Goal of the exercise:
Return each line of the records holding the string "this".

Data for processing:
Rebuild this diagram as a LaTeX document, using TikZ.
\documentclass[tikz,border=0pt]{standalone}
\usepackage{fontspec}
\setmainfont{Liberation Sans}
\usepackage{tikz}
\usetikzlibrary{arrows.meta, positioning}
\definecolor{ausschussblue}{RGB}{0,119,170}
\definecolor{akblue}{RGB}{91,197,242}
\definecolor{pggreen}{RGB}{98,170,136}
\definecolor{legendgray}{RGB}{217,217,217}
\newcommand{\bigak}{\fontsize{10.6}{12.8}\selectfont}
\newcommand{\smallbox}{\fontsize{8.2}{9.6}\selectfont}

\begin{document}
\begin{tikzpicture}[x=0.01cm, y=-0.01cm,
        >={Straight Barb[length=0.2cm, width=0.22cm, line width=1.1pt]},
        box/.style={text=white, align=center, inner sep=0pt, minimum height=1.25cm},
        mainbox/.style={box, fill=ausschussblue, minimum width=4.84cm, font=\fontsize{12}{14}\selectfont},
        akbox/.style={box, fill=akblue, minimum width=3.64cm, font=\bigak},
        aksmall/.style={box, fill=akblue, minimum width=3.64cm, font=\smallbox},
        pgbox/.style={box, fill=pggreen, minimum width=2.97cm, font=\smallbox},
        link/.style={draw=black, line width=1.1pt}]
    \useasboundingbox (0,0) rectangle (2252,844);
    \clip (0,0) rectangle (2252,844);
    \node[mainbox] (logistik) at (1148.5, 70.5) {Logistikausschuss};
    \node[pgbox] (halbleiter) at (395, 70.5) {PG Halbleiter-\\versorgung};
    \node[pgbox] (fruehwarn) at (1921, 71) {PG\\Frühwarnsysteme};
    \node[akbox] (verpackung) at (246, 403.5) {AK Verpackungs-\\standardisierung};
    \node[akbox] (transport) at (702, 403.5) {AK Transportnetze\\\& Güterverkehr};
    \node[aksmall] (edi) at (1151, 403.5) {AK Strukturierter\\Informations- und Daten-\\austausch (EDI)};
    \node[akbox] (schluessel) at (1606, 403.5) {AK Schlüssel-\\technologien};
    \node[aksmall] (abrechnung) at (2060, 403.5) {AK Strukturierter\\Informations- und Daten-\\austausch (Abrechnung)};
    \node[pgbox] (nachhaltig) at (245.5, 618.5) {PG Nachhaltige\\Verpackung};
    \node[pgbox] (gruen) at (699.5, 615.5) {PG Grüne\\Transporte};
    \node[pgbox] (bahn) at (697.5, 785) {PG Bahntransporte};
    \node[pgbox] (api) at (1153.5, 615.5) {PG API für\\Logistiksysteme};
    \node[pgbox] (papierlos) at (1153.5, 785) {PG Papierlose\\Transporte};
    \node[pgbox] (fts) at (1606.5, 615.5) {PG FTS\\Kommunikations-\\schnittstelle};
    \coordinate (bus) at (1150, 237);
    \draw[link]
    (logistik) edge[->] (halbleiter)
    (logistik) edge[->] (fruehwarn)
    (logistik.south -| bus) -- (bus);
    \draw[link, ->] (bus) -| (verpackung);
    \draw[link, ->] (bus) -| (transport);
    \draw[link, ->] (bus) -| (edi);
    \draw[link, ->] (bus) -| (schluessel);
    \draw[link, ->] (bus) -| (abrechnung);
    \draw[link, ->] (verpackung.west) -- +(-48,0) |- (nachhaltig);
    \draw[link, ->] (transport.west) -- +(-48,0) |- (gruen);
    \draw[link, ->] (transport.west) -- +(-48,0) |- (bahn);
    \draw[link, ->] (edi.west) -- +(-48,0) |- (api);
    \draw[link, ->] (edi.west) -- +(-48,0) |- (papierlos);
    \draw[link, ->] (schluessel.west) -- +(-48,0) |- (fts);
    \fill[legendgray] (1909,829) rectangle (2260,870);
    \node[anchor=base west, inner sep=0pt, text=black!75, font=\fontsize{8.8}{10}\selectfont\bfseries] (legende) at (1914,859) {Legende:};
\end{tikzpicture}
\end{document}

---

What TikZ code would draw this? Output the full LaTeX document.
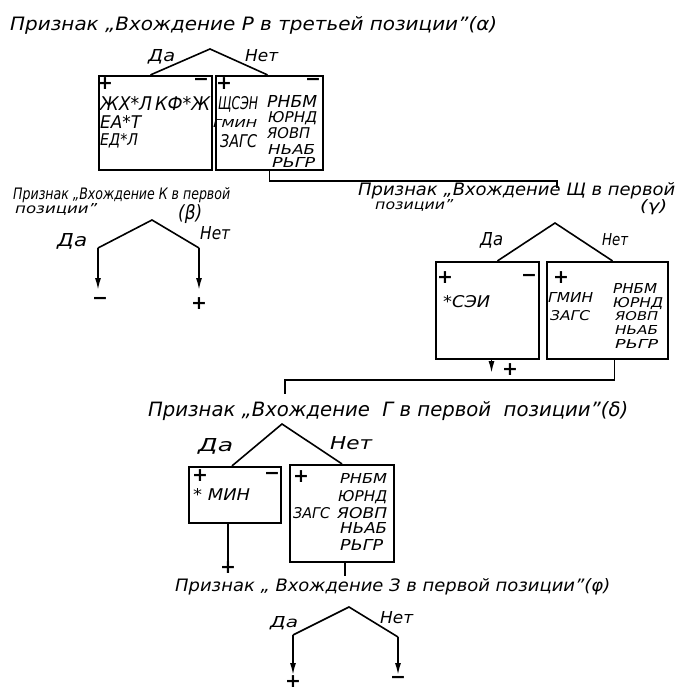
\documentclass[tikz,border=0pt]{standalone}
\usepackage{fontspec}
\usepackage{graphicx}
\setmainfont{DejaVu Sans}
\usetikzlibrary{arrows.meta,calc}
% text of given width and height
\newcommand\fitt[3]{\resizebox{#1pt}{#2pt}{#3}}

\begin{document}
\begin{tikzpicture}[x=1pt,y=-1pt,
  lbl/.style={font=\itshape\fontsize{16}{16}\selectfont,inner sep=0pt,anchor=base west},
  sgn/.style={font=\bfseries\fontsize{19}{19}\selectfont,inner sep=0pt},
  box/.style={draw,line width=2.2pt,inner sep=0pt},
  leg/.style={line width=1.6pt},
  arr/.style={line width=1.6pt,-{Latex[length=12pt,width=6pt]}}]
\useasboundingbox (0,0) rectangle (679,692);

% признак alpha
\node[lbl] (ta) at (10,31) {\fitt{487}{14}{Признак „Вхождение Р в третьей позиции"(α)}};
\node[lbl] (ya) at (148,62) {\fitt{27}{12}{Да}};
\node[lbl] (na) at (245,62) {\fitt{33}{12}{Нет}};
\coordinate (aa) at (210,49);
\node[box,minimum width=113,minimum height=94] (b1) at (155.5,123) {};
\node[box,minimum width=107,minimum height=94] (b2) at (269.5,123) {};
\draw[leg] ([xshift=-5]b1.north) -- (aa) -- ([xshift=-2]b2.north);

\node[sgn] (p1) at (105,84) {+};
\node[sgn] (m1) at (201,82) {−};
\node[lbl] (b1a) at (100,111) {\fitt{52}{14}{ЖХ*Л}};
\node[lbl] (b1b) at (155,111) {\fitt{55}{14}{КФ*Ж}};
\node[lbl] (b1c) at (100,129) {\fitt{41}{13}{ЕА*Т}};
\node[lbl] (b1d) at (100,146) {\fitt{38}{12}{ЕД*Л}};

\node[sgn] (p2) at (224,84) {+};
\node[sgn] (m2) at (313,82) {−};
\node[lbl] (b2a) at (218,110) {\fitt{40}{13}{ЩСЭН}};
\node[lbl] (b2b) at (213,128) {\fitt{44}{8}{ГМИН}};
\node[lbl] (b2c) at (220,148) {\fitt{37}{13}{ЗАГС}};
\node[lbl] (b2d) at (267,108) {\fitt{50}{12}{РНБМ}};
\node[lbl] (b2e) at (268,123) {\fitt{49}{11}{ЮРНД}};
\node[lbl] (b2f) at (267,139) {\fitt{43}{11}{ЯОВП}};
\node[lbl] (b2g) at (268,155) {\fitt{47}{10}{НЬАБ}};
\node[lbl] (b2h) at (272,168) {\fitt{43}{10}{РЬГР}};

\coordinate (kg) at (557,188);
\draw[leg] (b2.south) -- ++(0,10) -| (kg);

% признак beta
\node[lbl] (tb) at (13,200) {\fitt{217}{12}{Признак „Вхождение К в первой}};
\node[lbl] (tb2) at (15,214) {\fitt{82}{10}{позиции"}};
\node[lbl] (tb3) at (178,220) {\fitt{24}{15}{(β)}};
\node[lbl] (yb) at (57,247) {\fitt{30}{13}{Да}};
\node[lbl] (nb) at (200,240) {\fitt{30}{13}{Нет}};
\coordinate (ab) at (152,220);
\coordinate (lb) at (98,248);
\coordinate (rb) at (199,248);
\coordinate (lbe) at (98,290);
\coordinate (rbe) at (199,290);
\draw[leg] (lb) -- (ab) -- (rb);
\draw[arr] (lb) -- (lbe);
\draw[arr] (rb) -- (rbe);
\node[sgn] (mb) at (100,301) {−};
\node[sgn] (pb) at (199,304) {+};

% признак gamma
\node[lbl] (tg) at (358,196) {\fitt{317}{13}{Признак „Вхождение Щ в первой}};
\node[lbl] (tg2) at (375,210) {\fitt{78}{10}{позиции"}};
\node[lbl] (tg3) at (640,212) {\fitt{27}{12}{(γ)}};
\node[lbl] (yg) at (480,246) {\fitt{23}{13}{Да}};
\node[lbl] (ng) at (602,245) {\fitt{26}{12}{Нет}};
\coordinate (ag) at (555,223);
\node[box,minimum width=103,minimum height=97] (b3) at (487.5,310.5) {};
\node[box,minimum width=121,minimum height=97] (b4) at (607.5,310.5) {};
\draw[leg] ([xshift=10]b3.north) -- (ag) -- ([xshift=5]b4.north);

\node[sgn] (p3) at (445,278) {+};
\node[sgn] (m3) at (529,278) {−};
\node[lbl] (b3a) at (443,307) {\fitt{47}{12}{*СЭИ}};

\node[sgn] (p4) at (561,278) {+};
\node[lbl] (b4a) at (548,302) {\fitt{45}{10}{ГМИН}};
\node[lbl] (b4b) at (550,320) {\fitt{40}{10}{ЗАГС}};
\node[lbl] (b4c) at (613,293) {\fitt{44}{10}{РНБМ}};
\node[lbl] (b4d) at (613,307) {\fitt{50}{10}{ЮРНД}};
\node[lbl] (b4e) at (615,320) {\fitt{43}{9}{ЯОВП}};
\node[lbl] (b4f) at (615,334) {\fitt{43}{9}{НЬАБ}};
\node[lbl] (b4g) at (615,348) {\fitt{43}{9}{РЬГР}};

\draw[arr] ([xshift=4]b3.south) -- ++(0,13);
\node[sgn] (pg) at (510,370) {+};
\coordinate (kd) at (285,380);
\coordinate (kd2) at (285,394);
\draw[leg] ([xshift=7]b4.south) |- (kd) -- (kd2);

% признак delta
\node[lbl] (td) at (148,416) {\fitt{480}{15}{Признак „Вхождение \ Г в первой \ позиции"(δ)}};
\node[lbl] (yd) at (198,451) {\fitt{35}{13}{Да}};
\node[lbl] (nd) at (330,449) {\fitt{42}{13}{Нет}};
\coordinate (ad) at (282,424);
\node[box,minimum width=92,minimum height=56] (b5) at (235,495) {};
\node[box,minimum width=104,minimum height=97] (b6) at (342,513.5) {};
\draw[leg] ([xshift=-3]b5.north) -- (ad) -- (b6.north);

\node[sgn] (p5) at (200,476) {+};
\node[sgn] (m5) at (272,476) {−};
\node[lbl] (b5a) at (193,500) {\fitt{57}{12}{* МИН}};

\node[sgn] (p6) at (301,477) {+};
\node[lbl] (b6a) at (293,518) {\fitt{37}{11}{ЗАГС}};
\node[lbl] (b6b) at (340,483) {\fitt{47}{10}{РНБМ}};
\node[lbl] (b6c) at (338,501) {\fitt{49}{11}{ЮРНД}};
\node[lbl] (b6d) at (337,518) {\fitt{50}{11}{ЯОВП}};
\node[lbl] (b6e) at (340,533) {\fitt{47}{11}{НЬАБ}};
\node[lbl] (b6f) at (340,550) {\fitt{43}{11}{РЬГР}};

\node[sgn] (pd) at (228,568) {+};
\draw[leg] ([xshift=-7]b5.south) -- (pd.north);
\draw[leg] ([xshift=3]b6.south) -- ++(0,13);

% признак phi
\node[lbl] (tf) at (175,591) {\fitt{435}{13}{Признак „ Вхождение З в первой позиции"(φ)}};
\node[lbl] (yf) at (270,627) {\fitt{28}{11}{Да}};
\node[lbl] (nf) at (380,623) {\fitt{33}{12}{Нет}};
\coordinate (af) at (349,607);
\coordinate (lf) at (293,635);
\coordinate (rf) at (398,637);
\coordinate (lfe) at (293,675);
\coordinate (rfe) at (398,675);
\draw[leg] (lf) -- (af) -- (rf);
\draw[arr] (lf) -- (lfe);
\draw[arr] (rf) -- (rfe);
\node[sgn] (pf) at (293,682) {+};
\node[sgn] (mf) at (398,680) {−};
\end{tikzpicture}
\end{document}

...

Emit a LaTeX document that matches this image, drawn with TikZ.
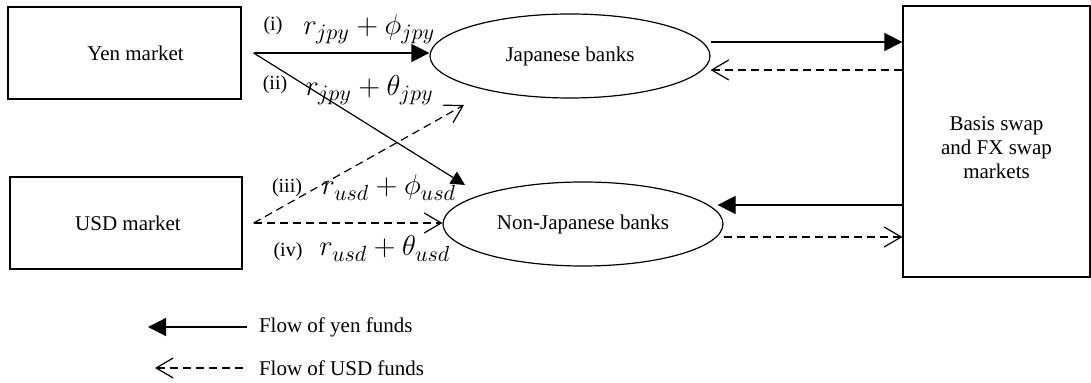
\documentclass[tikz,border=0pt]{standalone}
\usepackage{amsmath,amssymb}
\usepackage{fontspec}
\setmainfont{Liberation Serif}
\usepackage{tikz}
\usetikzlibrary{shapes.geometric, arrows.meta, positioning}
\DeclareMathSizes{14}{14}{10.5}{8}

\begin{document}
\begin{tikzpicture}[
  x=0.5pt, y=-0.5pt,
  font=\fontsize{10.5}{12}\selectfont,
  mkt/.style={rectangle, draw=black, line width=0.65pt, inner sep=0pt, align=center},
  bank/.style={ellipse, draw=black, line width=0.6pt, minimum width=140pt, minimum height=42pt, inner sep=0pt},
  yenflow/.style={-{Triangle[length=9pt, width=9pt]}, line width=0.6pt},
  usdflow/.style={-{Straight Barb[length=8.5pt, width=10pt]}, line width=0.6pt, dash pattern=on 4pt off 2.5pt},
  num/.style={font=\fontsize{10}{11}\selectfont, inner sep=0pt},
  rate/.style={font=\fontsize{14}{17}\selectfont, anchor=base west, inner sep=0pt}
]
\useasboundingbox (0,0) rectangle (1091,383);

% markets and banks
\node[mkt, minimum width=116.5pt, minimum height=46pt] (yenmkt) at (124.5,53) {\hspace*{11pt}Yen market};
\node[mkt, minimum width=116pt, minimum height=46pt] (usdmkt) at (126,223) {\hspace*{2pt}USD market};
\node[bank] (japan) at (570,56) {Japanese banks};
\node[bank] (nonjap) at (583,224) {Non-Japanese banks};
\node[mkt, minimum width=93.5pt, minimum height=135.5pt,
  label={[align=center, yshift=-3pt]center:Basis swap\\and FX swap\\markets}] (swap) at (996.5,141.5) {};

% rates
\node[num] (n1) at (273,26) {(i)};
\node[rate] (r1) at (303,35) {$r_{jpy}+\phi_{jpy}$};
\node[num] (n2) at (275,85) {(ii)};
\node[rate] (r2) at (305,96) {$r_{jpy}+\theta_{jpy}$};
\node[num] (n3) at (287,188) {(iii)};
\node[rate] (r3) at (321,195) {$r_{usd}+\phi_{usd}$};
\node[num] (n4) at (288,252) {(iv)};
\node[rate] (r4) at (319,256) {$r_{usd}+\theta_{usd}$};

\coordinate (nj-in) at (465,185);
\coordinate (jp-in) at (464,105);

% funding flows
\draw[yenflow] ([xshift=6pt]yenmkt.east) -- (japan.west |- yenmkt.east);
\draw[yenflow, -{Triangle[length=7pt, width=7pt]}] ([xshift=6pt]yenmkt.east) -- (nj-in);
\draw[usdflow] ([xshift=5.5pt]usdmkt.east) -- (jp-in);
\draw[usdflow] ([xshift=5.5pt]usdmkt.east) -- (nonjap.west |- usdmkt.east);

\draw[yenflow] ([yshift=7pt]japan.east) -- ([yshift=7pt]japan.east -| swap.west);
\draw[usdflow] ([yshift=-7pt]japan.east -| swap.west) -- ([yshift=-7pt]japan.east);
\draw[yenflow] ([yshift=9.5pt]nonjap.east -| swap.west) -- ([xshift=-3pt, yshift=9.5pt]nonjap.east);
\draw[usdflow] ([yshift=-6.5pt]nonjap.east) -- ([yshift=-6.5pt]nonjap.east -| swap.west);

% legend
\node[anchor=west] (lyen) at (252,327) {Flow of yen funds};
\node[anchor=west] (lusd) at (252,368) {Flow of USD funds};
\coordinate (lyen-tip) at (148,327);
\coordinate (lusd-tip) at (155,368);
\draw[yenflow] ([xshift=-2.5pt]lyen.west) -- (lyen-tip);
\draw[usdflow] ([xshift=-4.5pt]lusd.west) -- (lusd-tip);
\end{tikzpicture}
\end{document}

Result of the task:
Rebuild this diagram as a LaTeX document, using TikZ.
What TikZ code would draw this? Output the full LaTeX document.
Emit a LaTeX document that matches this image, drawn with TikZ.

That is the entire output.